===== Records provided

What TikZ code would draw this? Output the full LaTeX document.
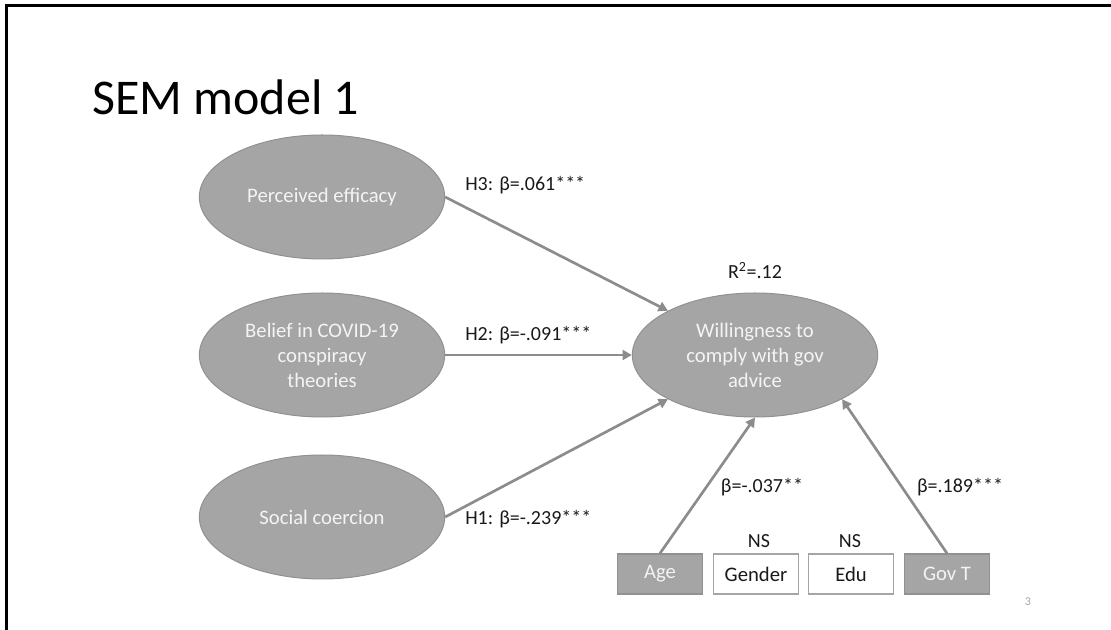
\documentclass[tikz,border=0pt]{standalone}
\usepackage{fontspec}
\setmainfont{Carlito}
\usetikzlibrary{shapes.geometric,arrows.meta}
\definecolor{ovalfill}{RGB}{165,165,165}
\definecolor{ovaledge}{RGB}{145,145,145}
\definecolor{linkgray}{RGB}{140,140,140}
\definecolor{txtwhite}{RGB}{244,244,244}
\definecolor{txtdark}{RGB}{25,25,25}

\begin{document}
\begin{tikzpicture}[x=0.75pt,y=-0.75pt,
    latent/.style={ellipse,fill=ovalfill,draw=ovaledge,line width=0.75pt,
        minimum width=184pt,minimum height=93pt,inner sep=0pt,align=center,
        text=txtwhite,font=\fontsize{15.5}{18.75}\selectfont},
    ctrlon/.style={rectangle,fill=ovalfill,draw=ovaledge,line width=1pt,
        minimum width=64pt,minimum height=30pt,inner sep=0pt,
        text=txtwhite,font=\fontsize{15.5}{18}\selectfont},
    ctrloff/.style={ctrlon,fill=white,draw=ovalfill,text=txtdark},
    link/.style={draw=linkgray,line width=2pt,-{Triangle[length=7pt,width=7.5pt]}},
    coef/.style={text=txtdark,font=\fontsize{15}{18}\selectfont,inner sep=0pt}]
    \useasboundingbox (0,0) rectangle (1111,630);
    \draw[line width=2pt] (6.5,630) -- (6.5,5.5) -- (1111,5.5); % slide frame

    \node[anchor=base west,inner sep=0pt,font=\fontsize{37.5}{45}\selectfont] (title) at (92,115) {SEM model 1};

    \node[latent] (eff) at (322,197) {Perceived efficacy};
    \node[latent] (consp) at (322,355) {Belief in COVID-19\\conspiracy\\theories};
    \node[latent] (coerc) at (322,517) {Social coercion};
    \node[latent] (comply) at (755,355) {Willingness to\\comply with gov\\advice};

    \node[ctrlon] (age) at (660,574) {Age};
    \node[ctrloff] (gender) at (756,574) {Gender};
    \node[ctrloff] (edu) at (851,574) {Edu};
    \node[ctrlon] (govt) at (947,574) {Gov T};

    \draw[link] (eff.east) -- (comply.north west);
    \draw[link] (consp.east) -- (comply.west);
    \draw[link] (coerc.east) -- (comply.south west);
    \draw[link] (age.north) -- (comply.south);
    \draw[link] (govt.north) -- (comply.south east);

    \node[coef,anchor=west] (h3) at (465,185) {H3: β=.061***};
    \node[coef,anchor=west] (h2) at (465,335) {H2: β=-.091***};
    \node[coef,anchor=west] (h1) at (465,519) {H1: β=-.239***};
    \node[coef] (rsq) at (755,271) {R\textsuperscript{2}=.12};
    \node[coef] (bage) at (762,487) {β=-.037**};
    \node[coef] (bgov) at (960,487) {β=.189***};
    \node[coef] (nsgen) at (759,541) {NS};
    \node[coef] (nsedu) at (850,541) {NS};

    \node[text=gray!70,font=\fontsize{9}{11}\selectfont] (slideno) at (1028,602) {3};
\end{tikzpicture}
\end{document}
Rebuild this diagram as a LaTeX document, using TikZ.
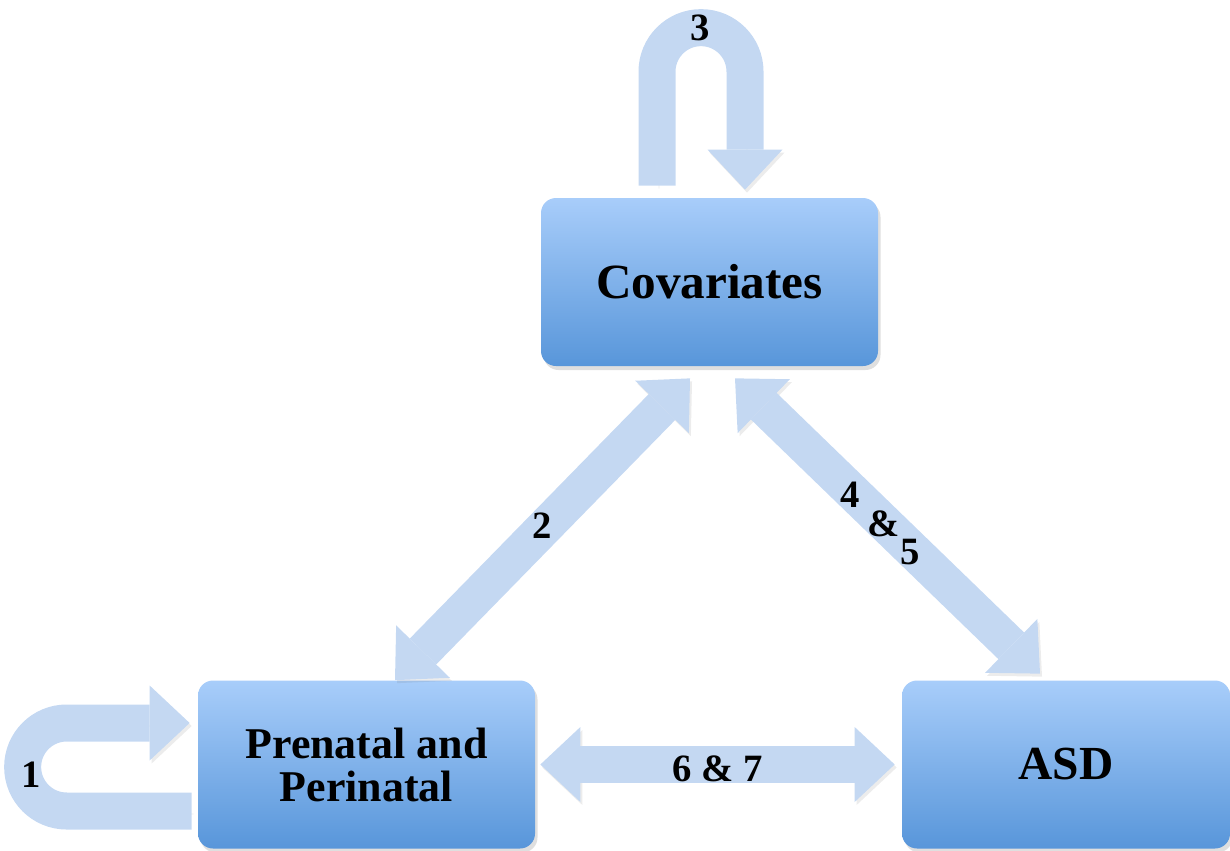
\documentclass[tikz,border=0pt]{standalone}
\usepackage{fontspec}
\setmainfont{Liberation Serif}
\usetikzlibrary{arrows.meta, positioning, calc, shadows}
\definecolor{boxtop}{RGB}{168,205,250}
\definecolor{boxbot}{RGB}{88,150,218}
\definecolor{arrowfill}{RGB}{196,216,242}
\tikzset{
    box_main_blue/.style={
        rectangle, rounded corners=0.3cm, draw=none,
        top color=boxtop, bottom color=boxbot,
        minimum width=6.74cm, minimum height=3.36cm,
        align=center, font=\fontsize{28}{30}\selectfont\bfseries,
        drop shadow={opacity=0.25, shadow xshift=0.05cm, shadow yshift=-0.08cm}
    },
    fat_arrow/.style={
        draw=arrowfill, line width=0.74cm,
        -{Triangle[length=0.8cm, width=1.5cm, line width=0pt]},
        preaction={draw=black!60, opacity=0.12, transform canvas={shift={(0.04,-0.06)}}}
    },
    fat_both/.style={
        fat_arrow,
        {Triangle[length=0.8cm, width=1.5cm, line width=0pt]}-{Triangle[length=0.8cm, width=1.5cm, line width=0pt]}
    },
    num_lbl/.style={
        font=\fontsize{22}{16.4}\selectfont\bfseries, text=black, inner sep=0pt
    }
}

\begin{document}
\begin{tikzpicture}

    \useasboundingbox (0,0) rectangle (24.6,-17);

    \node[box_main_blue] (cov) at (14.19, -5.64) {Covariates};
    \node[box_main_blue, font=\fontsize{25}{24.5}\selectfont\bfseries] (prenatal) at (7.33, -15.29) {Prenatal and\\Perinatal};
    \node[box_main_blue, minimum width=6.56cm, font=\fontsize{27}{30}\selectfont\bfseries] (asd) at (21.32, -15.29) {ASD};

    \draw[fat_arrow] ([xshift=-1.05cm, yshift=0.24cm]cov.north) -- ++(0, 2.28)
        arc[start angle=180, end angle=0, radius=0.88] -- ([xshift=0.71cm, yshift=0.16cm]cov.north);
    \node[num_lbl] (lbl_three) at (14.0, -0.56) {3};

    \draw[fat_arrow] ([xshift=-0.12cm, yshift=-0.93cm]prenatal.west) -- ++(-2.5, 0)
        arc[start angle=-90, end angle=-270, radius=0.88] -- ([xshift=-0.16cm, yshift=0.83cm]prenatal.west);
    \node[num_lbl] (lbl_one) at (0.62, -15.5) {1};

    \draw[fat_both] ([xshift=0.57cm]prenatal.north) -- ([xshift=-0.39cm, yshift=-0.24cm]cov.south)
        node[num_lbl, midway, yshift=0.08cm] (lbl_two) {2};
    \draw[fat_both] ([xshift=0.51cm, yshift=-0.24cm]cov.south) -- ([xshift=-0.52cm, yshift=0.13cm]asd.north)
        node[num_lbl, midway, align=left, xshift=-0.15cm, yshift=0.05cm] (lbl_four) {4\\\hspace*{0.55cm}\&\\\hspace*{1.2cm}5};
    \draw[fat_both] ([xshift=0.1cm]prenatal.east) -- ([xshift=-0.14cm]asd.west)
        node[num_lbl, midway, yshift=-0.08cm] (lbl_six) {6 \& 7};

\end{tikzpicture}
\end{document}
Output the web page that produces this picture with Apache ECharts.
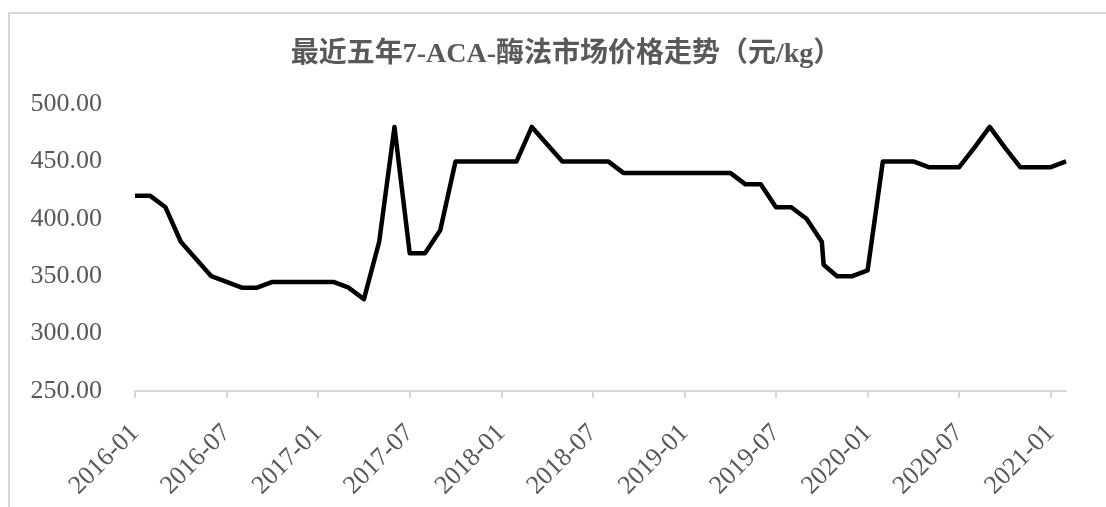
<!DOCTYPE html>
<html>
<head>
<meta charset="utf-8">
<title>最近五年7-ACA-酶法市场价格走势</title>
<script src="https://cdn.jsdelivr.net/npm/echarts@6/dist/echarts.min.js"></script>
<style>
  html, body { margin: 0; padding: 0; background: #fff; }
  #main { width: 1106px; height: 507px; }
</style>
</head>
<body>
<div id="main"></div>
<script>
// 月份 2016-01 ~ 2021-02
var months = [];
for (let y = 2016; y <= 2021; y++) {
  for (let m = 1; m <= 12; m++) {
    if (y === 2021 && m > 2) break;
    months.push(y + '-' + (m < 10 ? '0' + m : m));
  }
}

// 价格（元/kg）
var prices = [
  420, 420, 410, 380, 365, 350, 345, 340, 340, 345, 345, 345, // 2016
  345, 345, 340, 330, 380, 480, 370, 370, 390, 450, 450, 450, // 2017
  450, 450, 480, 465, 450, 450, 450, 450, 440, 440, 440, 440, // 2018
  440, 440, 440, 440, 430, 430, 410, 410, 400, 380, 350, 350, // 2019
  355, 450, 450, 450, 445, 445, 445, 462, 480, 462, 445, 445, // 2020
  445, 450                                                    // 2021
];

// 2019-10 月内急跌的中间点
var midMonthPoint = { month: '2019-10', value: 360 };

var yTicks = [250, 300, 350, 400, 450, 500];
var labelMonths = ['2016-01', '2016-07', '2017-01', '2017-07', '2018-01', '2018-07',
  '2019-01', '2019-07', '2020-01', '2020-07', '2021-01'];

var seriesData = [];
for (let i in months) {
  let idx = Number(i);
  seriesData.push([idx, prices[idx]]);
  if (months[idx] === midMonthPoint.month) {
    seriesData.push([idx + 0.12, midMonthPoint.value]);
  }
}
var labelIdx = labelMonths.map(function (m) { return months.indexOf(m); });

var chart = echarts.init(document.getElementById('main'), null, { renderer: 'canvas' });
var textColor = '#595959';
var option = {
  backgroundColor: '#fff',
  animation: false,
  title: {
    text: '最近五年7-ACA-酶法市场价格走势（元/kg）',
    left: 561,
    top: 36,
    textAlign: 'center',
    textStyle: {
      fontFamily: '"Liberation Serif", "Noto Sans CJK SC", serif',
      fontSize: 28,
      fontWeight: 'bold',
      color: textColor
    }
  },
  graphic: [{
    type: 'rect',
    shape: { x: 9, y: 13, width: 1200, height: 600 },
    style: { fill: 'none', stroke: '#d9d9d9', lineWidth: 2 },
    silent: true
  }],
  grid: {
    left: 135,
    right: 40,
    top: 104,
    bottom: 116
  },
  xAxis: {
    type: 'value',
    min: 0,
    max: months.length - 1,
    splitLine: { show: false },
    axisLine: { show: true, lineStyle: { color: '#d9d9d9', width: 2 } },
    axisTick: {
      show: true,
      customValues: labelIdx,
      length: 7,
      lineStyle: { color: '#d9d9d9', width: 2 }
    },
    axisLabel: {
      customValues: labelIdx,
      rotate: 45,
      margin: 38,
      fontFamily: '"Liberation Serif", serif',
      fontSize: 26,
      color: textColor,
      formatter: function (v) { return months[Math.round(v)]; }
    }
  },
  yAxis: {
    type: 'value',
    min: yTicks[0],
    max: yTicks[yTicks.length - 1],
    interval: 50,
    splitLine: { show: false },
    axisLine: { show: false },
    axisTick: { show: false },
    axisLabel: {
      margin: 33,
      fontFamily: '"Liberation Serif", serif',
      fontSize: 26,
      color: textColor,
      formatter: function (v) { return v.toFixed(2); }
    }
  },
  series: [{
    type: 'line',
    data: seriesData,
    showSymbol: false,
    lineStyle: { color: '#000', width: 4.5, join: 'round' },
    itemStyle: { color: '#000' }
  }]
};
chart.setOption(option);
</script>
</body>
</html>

==========

Retype the lines above exactly as they appear, from the line containing "Rebuild this diagram" through the line containing "at (21.32, -15.29)", and leave out any pictures.

Exercise output |
Rebuild this diagram as a LaTeX document, using TikZ.
\documentclass[tikz,border=0pt]{standalone}
\usepackage{fontspec}
\setmainfont{Liberation Serif}
\usetikzlibrary{arrows.meta, positioning, calc, shadows}
\definecolor{boxtop}{RGB}{168,205,250}
\definecolor{boxbot}{RGB}{88,150,218}
\definecolor{arrowfill}{RGB}{196,216,242}
\tikzset{
    box_main_blue/.style={
        rectangle, rounded corners=0.3cm, draw=none,
        top color=boxtop, bottom color=boxbot,
        minimum width=6.74cm, minimum height=3.36cm,
        align=center, font=\fontsize{28}{30}\selectfont\bfseries,
        drop shadow={opacity=0.25, shadow xshift=0.05cm, shadow yshift=-0.08cm}
    },
    fat_arrow/.style={
        draw=arrowfill, line width=0.74cm,
        -{Triangle[length=0.8cm, width=1.5cm, line width=0pt]},
        preaction={draw=black!60, opacity=0.12, transform canvas={shift={(0.04,-0.06)}}}
    },
    fat_both/.style={
        fat_arrow,
        {Triangle[length=0.8cm, width=1.5cm, line width=0pt]}-{Triangle[length=0.8cm, width=1.5cm, line width=0pt]}
    },
    num_lbl/.style={
        font=\fontsize{22}{16.4}\selectfont\bfseries, text=black, inner sep=0pt
    }
}

\begin{document}
\begin{tikzpicture}

    \useasboundingbox (0,0) rectangle (24.6,-17);

    \node[box_main_blue] (cov) at (14.19, -5.64) {Covariates};
    \node[box_main_blue, font=\fontsize{25}{24.5}\selectfont\bfseries] (prenatal) at (7.33, -15.29) {Prenatal and\\Perinatal};
    \node[box_main_blue, minimum width=6.56cm, font=\fontsize{27}{30}\selectfont\bfseries] (asd) at (21.32, -15.29) {ASD};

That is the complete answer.